### [The task]
Below are some records. Say how many of their lines contain the string "this", and give nothing but the number.

### [Data supplied]
╭──

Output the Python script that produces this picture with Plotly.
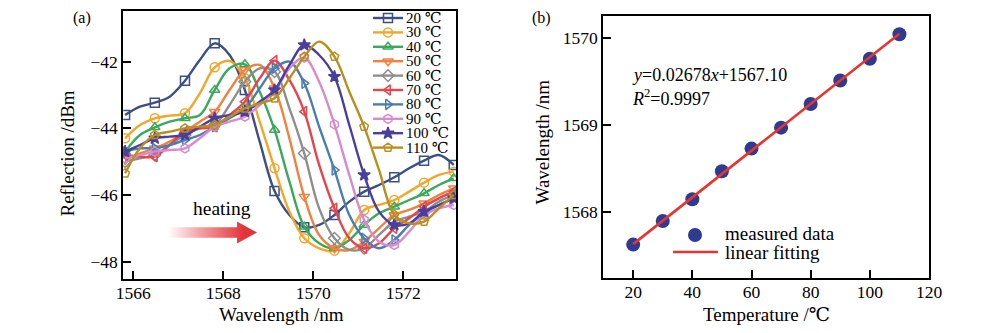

╰──
╭──

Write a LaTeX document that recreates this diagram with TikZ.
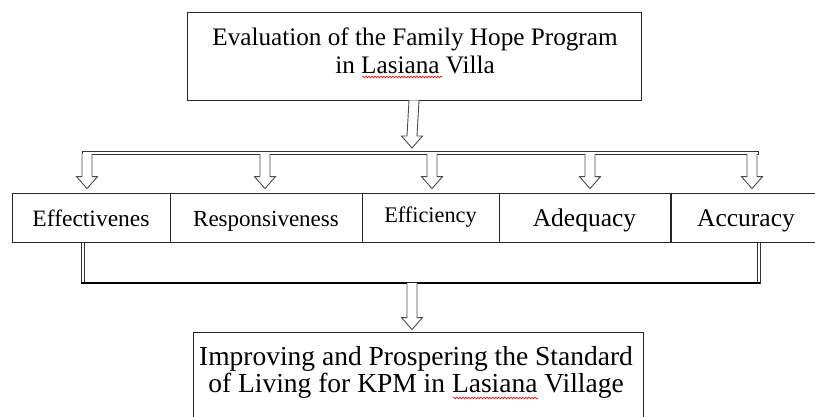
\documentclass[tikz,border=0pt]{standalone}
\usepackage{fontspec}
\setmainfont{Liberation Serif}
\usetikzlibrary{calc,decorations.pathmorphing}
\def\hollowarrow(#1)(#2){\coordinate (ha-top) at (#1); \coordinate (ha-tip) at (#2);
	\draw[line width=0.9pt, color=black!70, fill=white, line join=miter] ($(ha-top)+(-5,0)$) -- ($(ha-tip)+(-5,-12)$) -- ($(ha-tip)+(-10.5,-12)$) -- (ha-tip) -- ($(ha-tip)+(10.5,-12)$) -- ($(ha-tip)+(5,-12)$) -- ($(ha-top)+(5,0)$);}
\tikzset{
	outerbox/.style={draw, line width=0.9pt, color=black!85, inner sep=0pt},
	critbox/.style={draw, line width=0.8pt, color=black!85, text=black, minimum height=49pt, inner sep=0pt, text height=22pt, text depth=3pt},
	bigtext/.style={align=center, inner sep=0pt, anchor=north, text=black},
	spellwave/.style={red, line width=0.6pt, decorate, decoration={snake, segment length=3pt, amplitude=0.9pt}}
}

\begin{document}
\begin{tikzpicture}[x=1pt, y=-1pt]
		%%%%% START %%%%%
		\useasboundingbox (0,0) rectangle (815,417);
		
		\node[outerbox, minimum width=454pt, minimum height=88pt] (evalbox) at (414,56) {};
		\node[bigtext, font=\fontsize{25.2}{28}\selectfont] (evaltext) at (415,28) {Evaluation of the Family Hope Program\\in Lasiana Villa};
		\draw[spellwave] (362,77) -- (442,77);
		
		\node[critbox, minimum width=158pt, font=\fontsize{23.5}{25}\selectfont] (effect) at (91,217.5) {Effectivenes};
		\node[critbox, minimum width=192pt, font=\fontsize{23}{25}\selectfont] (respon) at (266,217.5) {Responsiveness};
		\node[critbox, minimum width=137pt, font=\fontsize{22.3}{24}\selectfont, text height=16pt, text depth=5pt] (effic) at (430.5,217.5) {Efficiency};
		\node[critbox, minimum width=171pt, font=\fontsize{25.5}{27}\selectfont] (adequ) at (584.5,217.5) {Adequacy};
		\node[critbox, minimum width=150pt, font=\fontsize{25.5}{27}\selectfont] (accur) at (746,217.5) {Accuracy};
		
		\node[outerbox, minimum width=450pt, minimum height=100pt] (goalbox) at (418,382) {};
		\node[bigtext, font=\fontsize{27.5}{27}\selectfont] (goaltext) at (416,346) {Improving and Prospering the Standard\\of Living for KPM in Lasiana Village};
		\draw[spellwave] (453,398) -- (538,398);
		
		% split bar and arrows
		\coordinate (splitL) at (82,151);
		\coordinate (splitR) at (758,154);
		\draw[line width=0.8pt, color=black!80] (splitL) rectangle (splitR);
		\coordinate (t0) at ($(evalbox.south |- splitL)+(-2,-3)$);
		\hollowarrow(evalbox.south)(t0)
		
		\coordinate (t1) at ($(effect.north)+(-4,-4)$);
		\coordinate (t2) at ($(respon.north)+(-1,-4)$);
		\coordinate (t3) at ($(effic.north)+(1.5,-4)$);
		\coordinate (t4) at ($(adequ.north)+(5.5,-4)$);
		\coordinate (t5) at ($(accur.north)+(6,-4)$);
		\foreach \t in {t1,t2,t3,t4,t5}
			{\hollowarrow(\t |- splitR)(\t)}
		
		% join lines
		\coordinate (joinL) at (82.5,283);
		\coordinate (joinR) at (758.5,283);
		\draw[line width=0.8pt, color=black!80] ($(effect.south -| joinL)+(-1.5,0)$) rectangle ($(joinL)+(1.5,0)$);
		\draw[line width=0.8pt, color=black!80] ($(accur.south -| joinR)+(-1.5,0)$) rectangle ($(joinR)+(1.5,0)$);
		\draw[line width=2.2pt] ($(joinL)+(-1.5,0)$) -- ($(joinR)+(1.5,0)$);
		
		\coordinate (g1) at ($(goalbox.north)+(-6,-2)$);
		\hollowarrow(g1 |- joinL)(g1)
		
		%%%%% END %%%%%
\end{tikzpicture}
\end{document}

╰──

### [Problem solution]
2